TEMPO.CO, Jakarta - Ketua Mahkamah Konstitusi, Mahfud Md, mengusulkan kepada pemerintah untuk memberikan aturan khusus untuk seluruh pelaksanaan pemilu di Papua. Menurut Mahfud, pemilu di Papua, baik legislatif maupun kepala daerah, tidak bisa disamakan dengan daerah lainnya di Indonesia.
“Saya usulkan, mumpung pemerintah sedang membicarakan tentang Undang-Undang Pemerintahan Daerah,” kata Mahfud di ruang kerjanya, Kamis 22 Desember 2011.
Mahfud mengusulkan hal itu karena fenomena yang terjadi saat ini adalah setiap diadakannya pemilu kepala daerah di Papua pasti berperkara di MK. Setelah itu, pihak yang kalah akan membuat gerakan perlawanan.
Hampir setiap perkara yang diputuskan oleh MK, kata Mahfud, pasti menimbulkan reaksi anarkis di Papua. “Yang terakhir membakar rumah gubernur itu,” kata mantan Menteri Kehakiman era Gus Dur tersebut.
Reaksi yang mengkhawatirkan, menurut Mahfud, ketika pihak yang kalah selalu menyatakan akan keluar dari NKRI karena dinilai tidak adil “Kalau begitu, untuk apa berperkara,” ujar Mahfud.
Menurut Mahfud, hal itu terjadi karena masyarakat Papua tidak siap dengan sistem yang diterapkan secara nasional. Pemilu di Papua juga sebaiknya dilaksanakan sesuai dengan adat dan budaya mereka. Sistem pemilu yang dilakukan di Papua saat ini, Mahfud melanjutkan, sering kali dilanggar karena dinilai tidak cocok dengan budaya mereka.
Pemilu khusus itu perlu dilakukan untuk menyelamatkan Papua sebagai bagian dari NKRI. MK, kata Mahfud, pernah mengesahkan pelaksanaan pemilu khusus untuk pemilu legislatif, di mana pemilu itu dilakukan dengan tidak langsung, tidak umum, tidak bebas, dan tidak rahasia. “Jadi kepala suku yang mewakili sukunya membagi suara itu,” ujarnya.

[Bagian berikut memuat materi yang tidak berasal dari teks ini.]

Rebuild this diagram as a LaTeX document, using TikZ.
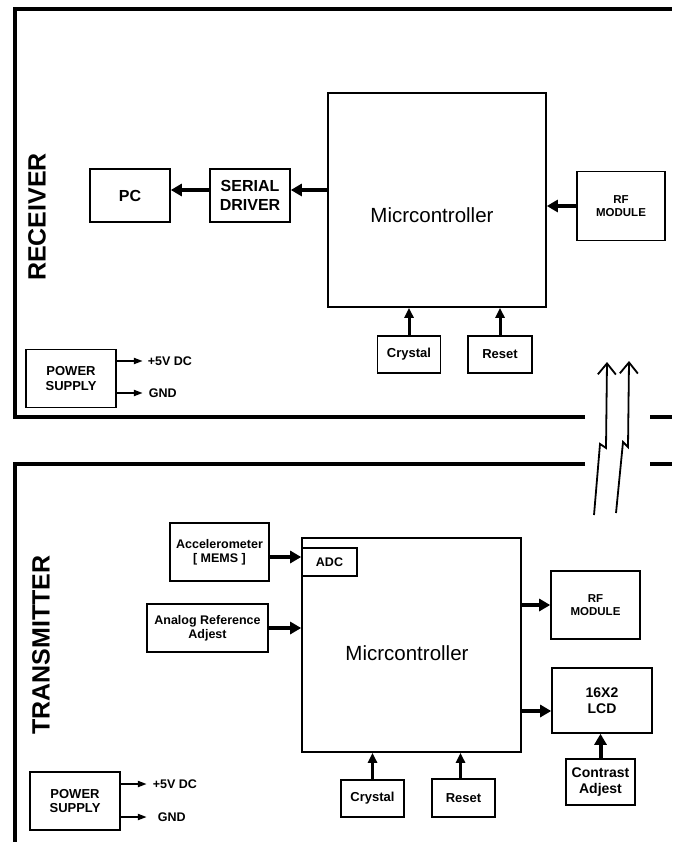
\documentclass[tikz,border=0pt]{standalone}
\usepackage{fontspec}
\setmainfont{Liberation Sans}
\usetikzlibrary{arrows.meta}

\newcommand{\pxfont}[1]{\fontsize{#1}{\dimexpr #1pt*23/20\relax}\selectfont}

\tikzset{
  blk/.style={draw, line width=1.6pt, inner sep=0pt, align=center, font=\bfseries},
  fat/.style={line width=4pt, -{Triangle[length=11pt,width=12pt]}},
  mid/.style={line width=3pt, -{Triangle[length=10pt,width=9pt]}},
  pin/.style={line width=2pt, -{Triangle[length=9pt,width=6pt]}},
  wave/.style={line width=1.8pt, -{Straight Barb[length=11pt,width=18pt]}},
  frame/.style={line width=4pt},
}

\begin{document}
\begin{tikzpicture}[x=1pt, y=-1pt]
\useasboundingbox (0,0) rectangle (672,842);

\begin{scope}[frame]
\draw (585,417) -- (15,417) -- (15,9) -- (672,9);
\draw (650,417) -- (672,417);
\draw (585,464) -- (15,464) -- (15,842);
\draw (650,464) -- (672,464);
\end{scope}

% receiver
\begin{scope}
\node[rotate=90, font=\bfseries\pxfont{25}] (rxname) at (37,217) {RECEIVER};
\node[blk, minimum width=218pt, minimum height=214pt] (rxmcu) at (437,200) {};
\node[font=\pxfont{20.5}] (rxmcutxt) at (432,215) {Micrcontroller};
\node[blk, minimum width=80pt, minimum height=53pt, font=\bfseries\pxfont{16}] (rxpc) at (130,195.5) {PC};
\node[blk, minimum width=80pt, minimum height=53pt, font=\bfseries\pxfont{16}] (rxsd) at (250,195.5) {SERIAL\\DRIVER};
\node[blk, minimum width=88pt, minimum height=69pt, font=\bfseries\pxfont{11.5}] (rxrf) at (621,206) {RF\\MODULE};
\node[blk, minimum width=63pt, minimum height=37pt, font=\bfseries\pxfont{13}] (rxxtal) at (409,354.5) {Crystal};
\node[blk, minimum width=64pt, minimum height=37pt, font=\bfseries\pxfont{13}] (rxrst) at (500,354.5) {Reset};
\node[blk, minimum width=90pt, minimum height=58pt, font=\bfseries\pxfont{13}] (rxps) at (71,378.5) {POWER\\SUPPLY};

\draw[fat] (rxmcu.west |- 0,190) -- (rxsd.east |- 0,190);
\draw[fat] (rxsd.west |- 0,190) -- (rxpc.east |- 0,190);
\draw[fat] (rxrf.west) -- (rxmcu.east |- rxrf.west);
\draw[mid] (rxxtal.north) -- (rxxtal.north |- rxmcu.south);
\draw[mid] (rxrst.north) -- (rxrst.north |- rxmcu.south);
\draw[pin] (rxps.east |- 0,361) -- ++(26,0) node[right, font=\bfseries\pxfont{12.5}, inner sep=4pt] (rxvcc) {+5V DC};
\draw[pin] (rxps.east |- 0,393) -- ++(26,0) node[right, font=\bfseries\pxfont{12.5}, inner sep=5pt] (rxgnd) {GND};
\end{scope}

% wireless link
\coordinate (la0) at (594,515);
\coordinate (la1) at (600,444);
\coordinate (la2) at (606,448);
\coordinate (la3) at (607,362);
\coordinate (lb0) at (616,513);
\coordinate (lb1) at (623,442);
\coordinate (lb2) at (628,447);
\coordinate (lb3) at (629,361);
\draw[wave] (la0) -- (la1) -- (la2) -- (la3);
\draw[wave] (lb0) -- (lb1) -- (lb2) -- (lb3);

% transmitter
\begin{scope}
\node[rotate=90, font=\bfseries\pxfont{25}] (txname) at (41,645) {TRANSMITTER};
\node[blk, minimum width=219pt, minimum height=214pt] (txmcu) at (411.5,645) {};
\node[font=\pxfont{20.5}] (txmcutxt) at (407,653) {Micrcontroller};
\node[blk, minimum width=55pt, minimum height=28pt, font=\bfseries\pxfont{12.5}] (txadc) at (329.5,562) {ADC};
\node[blk, minimum width=99pt, minimum height=58pt, font=\bfseries\pxfont{12.5}] (txacc) at (219.5,552) {Accelerometer\\{[} MEMS {]}};
\node[blk, minimum width=121pt, minimum height=48pt, font=\bfseries\pxfont{12.5}] (txref) at (207.5,628) {Analog Reference\\Adjest};
\node[blk, minimum width=89pt, minimum height=68pt, font=\bfseries\pxfont{11.5}] (txrf) at (595.5,605) {RF\\MODULE};
\node[blk, minimum width=100pt, minimum height=65pt, font=\bfseries\pxfont{14}] (txlcd) at (602,700.5) {16X2\\LCD};
\node[blk, minimum width=69pt, minimum height=46pt, font=\bfseries\pxfont{14}] (txcon) at (600.5,782) {Contrast\\Adjest};
\node[blk, minimum width=63pt, minimum height=37pt, font=\bfseries\pxfont{13}] (txxtal) at (372.5,798.5) {Crystal};
\node[blk, minimum width=63pt, minimum height=38pt, font=\bfseries\pxfont{13}] (txrst) at (463.5,798) {Reset};
\node[blk, minimum width=90pt, minimum height=58pt, font=\bfseries\pxfont{13}] (txps) at (75,801) {POWER\\SUPPLY};

\draw[fat] (txacc.east |- 0,557) -- (txadc.west |- 0,557);
\draw[fat] (txref.east) -- (txmcu.west |- txref.east);
\draw[fat] (txmcu.east |- txrf.west) -- (txrf.west);
\draw[fat] (txmcu.east |- 0,711) -- (txlcd.west |- 0,711);
\draw[fat] (txcon.north) -- (txcon.north |- txlcd.south);
\draw[mid] (txxtal.north) -- (txxtal.north |- txmcu.south);
\draw[mid] ([xshift=-3pt]txrst.north) -- ([xshift=-3pt]txrst.north |- txmcu.south);
\draw[pin] (txps.east |- 0,784) -- ++(26,0) node[right, font=\bfseries\pxfont{12.5}, inner sep=5pt] (txvcc) {+5V DC};
\draw[pin] (txps.east |- 0,817) -- ++(26,0) node[right, font=\bfseries\pxfont{12.5}, inner sep=10pt] (txgnd) {GND};
\end{scope}
\end{tikzpicture}
\end{document}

Mahfud juga menegaskan bahwa pemilihan seperti itu tetap sah, karena sesuai dengan adat dan budaya setempat. Jika masyarakatnya diberikan hak untuk memilih sendiri, kata Mahfud, hanya akan menimbulkan konflik di antara mereka sendiri. “Karena kalau dipaksakan sistem formal yang dianut undang-undang, di sana malah kacau-balau,” ujarnya.
Pada Selasa, 20 Desember 2011 lalu, rumah Gubernur Papua Barat, Abraham Octavinus Atururi, dibakar oleh sejumlah orang. Pembakaran itu dilakukan setelah warga merasa tidak puas dengan kekalahan pasangan yang mereka dukung.